Task details: Print all of the lines exactly. Any picture among them stays out.

━━━

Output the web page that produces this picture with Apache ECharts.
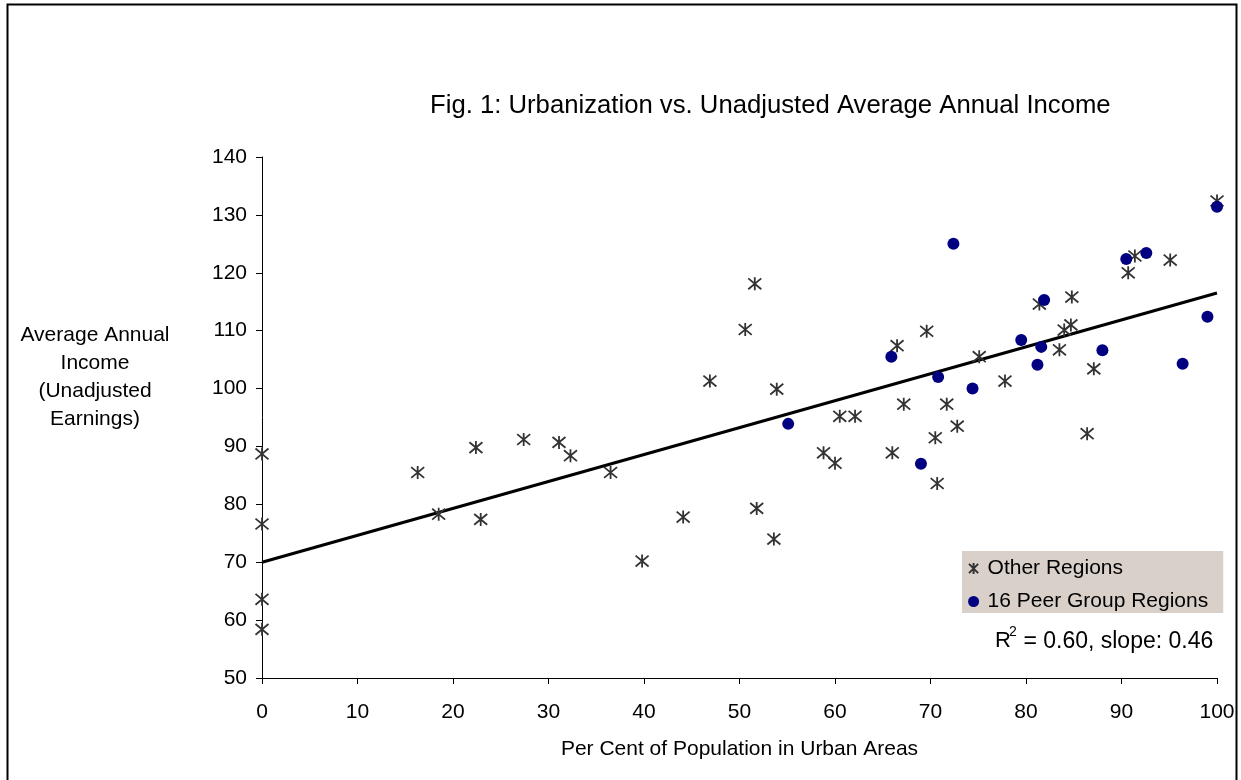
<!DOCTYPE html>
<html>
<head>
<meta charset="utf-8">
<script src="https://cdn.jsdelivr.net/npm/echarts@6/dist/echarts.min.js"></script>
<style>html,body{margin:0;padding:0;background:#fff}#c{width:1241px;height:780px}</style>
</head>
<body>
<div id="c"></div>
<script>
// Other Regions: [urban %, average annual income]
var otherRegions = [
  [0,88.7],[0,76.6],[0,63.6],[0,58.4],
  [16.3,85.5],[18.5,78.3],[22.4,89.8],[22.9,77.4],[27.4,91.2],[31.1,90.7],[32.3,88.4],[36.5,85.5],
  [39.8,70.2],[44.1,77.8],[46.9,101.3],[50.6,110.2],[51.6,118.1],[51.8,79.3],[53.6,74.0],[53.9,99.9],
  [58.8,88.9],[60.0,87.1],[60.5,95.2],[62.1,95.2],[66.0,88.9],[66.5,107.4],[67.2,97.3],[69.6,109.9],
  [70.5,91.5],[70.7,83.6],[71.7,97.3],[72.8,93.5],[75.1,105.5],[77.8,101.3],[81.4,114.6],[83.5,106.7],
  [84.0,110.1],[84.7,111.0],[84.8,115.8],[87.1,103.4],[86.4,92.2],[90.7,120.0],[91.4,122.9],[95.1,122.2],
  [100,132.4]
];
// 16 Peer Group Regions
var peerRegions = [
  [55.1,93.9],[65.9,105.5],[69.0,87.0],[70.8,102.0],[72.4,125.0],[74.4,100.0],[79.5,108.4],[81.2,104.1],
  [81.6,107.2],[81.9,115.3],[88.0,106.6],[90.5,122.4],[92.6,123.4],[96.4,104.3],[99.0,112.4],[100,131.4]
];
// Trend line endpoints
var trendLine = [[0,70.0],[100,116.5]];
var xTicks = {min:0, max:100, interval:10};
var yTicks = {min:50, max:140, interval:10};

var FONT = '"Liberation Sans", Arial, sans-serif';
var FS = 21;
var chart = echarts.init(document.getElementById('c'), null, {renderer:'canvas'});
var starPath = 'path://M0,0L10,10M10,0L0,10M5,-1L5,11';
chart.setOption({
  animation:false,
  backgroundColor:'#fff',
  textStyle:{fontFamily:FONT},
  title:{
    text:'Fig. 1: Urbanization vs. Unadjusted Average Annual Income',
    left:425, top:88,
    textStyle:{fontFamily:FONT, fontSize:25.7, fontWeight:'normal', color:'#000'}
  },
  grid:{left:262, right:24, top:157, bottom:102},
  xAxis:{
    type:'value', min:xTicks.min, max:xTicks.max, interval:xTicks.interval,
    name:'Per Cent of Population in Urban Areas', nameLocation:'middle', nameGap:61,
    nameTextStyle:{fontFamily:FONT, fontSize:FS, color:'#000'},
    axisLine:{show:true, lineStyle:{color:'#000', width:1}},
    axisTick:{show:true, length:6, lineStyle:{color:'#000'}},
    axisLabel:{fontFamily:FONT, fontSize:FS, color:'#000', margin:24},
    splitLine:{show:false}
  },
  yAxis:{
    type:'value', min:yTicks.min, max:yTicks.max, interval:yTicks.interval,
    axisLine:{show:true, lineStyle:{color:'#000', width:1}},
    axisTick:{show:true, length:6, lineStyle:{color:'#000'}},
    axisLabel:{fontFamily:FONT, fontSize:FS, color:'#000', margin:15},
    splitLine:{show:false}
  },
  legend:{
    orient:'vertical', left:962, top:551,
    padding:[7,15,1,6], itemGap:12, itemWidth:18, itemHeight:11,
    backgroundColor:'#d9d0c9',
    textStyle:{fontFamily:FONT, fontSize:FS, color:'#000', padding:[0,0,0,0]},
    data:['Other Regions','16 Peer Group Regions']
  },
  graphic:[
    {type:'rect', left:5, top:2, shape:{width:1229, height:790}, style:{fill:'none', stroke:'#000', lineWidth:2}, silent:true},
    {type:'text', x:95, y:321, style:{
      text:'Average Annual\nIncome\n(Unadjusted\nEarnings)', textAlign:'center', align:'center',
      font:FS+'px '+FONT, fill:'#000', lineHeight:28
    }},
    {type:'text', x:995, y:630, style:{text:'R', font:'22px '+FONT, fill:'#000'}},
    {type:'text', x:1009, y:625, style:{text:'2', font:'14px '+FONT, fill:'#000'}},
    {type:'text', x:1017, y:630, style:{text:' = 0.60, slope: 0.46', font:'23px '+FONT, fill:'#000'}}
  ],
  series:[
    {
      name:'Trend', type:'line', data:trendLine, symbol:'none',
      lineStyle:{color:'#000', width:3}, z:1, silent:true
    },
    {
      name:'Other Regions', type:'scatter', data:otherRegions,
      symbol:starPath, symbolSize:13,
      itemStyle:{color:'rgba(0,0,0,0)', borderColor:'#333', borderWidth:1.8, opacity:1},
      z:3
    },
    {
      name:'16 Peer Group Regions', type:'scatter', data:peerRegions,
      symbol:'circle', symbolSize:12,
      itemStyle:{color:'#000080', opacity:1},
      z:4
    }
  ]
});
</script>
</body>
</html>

━━━

Answer to this exercise:
Output the web page that produces this picture with Apache ECharts.
<!DOCTYPE html>
<html>
<head>
<meta charset="utf-8">
<script src="https://cdn.jsdelivr.net/npm/echarts@6/dist/echarts.min.js"></script>
<style>html,body{margin:0;padding:0;background:#fff}#c{width:1241px;height:780px}</style>
</head>
<body>
<div id="c"></div>
<script>
// Other Regions: [urban %, average annual income]
var otherRegions = [
  [0,88.7],[0,76.6],[0,63.6],[0,58.4],
  [16.3,85.5],[18.5,78.3],[22.4,89.8],[22.9,77.4],[27.4,91.2],[31.1,90.7],[32.3,88.4],[36.5,85.5],
  [39.8,70.2],[44.1,77.8],[46.9,101.3],[50.6,110.2],[51.6,118.1],[51.8,79.3],[53.6,74.0],[53.9,99.9],
  [58.8,88.9],[60.0,87.1],[60.5,95.2],[62.1,95.2],[66.0,88.9],[66.5,107.4],[67.2,97.3],[69.6,109.9],
  [70.5,91.5],[70.7,83.6],[71.7,97.3],[72.8,93.5],[75.1,105.5],[77.8,101.3],[81.4,114.6],[83.5,106.7],
  [84.0,110.1],[84.7,111.0],[84.8,115.8],[87.1,103.4],[86.4,92.2],[90.7,120.0],[91.4,122.9],[95.1,122.2],
  [100,132.4]
];
// 16 Peer Group Regions
var peerRegions = [
  [55.1,93.9],[65.9,105.5],[69.0,87.0],[70.8,102.0],[72.4,125.0],[74.4,100.0],[79.5,108.4],[81.2,104.1],
  [81.6,107.2],[81.9,115.3],[88.0,106.6],[90.5,122.4],[92.6,123.4],[96.4,104.3],[99.0,112.4],[100,131.4]
];
// Trend line endpoints
var trendLine = [[0,70.0],[100,116.5]];
var xTicks = {min:0, max:100, interval:10};
var yTicks = {min:50, max:140, interval:10};

var FONT = '"Liberation Sans", Arial, sans-serif';
var FS = 21;
var chart = echarts.init(document.getElementById('c'), null, {renderer:'canvas'});
var starPath = 'path://M0,0L10,10M10,0L0,10M5,-1L5,11';
chart.setOption({
  animation:false,
  backgroundColor:'#fff',
  textStyle:{fontFamily:FONT},
  title:{
    text:'Fig. 1: Urbanization vs. Unadjusted Average Annual Income',
    left:425, top:88,
    textStyle:{fontFamily:FONT, fontSize:25.7, fontWeight:'normal', color:'#000'}
  },
  grid:{left:262, right:24, top:157, bottom:102},
  xAxis:{
    type:'value', min:xTicks.min, max:xTicks.max, interval:xTicks.interval,
    name:'Per Cent of Population in Urban Areas', nameLocation:'middle', nameGap:61,
    nameTextStyle:{fontFamily:FONT, fontSize:FS, color:'#000'},
    axisLine:{show:true, lineStyle:{color:'#000', width:1}},
    axisTick:{show:true, length:6, lineStyle:{color:'#000'}},
    axisLabel:{fontFamily:FONT, fontSize:FS, color:'#000', margin:24},
    splitLine:{show:false}
  },
  yAxis:{
    type:'value', min:yTicks.min, max:yTicks.max, interval:yTicks.interval,
    axisLine:{show:true, lineStyle:{color:'#000', width:1}},
    axisTick:{show:true, length:6, lineStyle:{color:'#000'}},
    axisLabel:{fontFamily:FONT, fontSize:FS, color:'#000', margin:15},
    splitLine:{show:false}
  },
  legend:{
    orient:'vertical', left:962, top:551,
    padding:[7,15,1,6], itemGap:12, itemWidth:18, itemHeight:11,
    backgroundColor:'#d9d0c9',
    textStyle:{fontFamily:FONT, fontSize:FS, color:'#000', padding:[0,0,0,0]},
    data:['Other Regions','16 Peer Group Regions']
  },
  graphic:[
    {type:'rect', left:5, top:2, shape:{width:1229, height:790}, style:{fill:'none', stroke:'#000', lineWidth:2}, silent:true},
    {type:'text', x:95, y:321, style:{
      text:'Average Annual\nIncome\n(Unadjusted\nEarnings)', textAlign:'center', align:'center',
      font:FS+'px '+FONT, fill:'#000', lineHeight:28
    }},
    {type:'text', x:995, y:630, style:{text:'R', font:'22px '+FONT, fill:'#000'}},
    {type:'text', x:1009, y:625, style:{text:'2', font:'14px '+FONT, fill:'#000'}},
    {type:'text', x:1017, y:630, style:{text:' = 0.60, slope: 0.46', font:'23px '+FONT, fill:'#000'}}
  ],
  series:[
    {
      name:'Trend', type:'line', data:trendLine, symbol:'none',
      lineStyle:{color:'#000', width:3}, z:1, silent:true
    },
    {
      name:'Other Regions', type:'scatter', data:otherRegions,
      symbol:starPath, symbolSize:13,
      itemStyle:{color:'rgba(0,0,0,0)', borderColor:'#333', borderWidth:1.8, opacity:1},
      z:3
    },
    {
      name:'16 Peer Group Regions', type:'scatter', data:peerRegions,
      symbol:'circle', symbolSize:12,
      itemStyle:{color:'#000080', opacity:1},
      z:4
    }
  ]
});
</script>
</body>
</html>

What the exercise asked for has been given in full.